**Written instruction**: Find the word "this" in the records below. List each line containing it.

**Data to process**:
--------
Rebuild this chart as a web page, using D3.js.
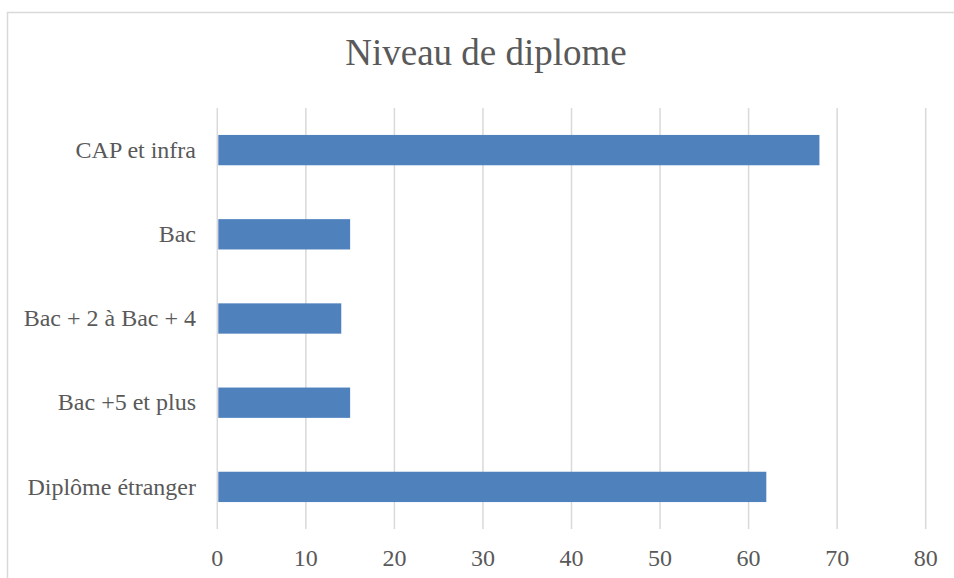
--------
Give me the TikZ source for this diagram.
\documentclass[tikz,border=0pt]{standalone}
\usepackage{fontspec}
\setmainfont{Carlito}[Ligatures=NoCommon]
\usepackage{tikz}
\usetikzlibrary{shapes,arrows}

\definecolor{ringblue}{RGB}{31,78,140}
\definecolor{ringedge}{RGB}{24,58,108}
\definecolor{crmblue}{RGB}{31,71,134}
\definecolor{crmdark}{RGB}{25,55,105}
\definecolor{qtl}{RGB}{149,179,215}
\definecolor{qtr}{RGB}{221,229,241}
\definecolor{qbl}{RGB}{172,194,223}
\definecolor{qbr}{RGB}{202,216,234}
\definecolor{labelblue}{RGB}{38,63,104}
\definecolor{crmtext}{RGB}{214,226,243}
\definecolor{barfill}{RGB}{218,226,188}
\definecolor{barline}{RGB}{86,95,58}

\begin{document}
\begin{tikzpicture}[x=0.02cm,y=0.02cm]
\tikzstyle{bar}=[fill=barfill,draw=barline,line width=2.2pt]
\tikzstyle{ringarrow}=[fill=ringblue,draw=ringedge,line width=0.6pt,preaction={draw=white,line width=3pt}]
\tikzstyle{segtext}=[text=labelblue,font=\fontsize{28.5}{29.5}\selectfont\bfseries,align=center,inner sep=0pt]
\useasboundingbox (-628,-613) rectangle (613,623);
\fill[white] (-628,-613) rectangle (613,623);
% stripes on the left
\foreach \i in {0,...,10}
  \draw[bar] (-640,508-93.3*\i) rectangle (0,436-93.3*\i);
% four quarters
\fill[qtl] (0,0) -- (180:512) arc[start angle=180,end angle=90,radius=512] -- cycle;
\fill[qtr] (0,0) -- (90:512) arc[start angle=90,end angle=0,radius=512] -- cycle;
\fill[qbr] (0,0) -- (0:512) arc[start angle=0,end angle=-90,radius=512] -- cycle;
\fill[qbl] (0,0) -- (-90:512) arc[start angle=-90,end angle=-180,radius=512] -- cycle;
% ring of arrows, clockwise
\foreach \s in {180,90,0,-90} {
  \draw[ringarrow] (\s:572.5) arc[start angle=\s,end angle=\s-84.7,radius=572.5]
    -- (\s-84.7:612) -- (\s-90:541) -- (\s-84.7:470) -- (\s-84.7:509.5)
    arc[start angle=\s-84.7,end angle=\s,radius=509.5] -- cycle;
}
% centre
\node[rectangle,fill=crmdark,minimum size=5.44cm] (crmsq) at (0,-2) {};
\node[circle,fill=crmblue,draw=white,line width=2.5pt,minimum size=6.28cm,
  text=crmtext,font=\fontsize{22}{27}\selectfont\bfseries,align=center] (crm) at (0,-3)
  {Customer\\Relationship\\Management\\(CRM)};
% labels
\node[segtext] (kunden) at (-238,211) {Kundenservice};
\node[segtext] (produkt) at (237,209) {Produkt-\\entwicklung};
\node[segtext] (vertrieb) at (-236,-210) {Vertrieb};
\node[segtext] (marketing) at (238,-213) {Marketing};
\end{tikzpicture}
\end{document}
--------
**Complete response**:
Rebuild this chart as a web page, using D3.js.
Give me the TikZ source for this diagram.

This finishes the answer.